I hunt on the northern end near Baldwin


----------



## frankpell (Sep 23, 2007)

*deer moving good*

few white oaks dropping,persimmons plentiful about 2 weeks from being ripe.deer moving 45 mins before dark 2 does with yearlings 1 3 1/2 8 pt came to check the persimmons trees about 30yrds from me. the deer are on the move looking for food might be a better yr than i thought


----------



## Thunderbeard (Oct 1, 2007)

any news from the bank co area?


----------



## Big ed (Oct 14, 2007)

*a little east of Wilson Shoals*

I dusted off the smoke pole this weekend. Saturday morning, I was the only one of three hunters who did not see deer. A hunting partner killed two big does at 11 am. One dressed over 100 lbs and the other knocking on 90.  Saturday afternoon I saw a doe with two young-uns feeding on some acorns. Then three more just at dark. Couldn't tell much about them. 
Sunday AM was slow, two of us hunted and did not see anything.


----------



## j_seph (Oct 14, 2007)

Did not see a thing this morning nothing but squirrels and more squirrels could of filled the back of my truck up with em


----------



## HOOCHMAN (Oct 18, 2007)

My Dad And I  Went Tuesday Morning And We Saw Nothing  Very Little Deer Sign And Very Few Acorns No White Oak Acorns Just A Few Pen Oak Acrons I Hope They Just Havent Fell Off Good Yet Anyone Have Any Info Please Respond


----------



## Thunderbeard (Oct 22, 2007)

I went this weekend, I didnt see one deer, not even driving up to the property.


----------



## DAN McDuffie (Oct 22, 2007)

i know the filling when the wife lets you. i hunted in wilkes this weekend saw some deer and harvested a big doe. saw some fresh pawings and plenty of fresh sign


----------



## Big ed (Oct 28, 2007)

I did rattle a small 4-5 point buck Friday AM. That the only deer I saw all weekend.
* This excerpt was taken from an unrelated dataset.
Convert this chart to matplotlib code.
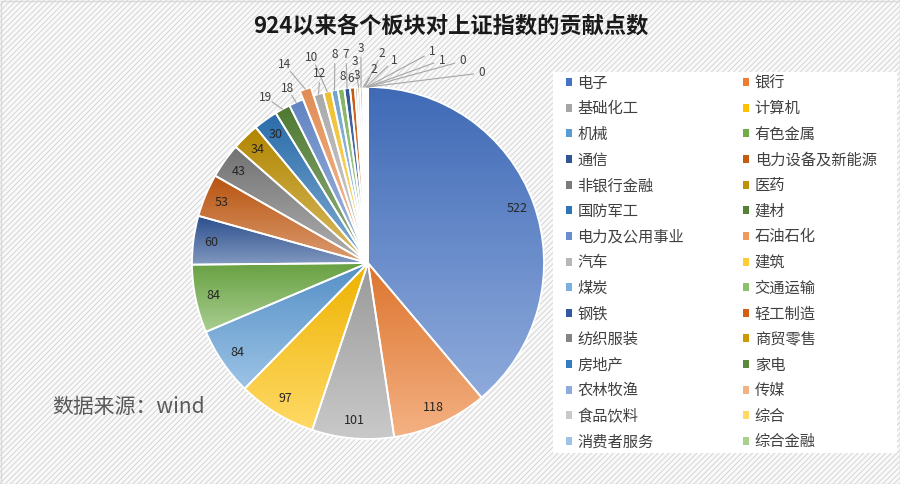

Did see about 30 turkey, that makes the hunt fun even if I'm not seeing many deer. 
I had a little basket rack 7-8 point in the back yard (Hall) Wensday night just before dark. I have about 150 yards between me and the neighbor. I pointed my finger and said bang!


----------



## GAcarver (Nov 12, 2007)

Had a deer run in behind me Saturaday morning while I was smacking the horns together, all I could see was the body, would never step out into the opening. Still seeing a lot of does but no bucks chasing.  Any thoughts on when they might get started (north Banks)


----------



## j_seph (Nov 12, 2007)

probally around T-Giving


----------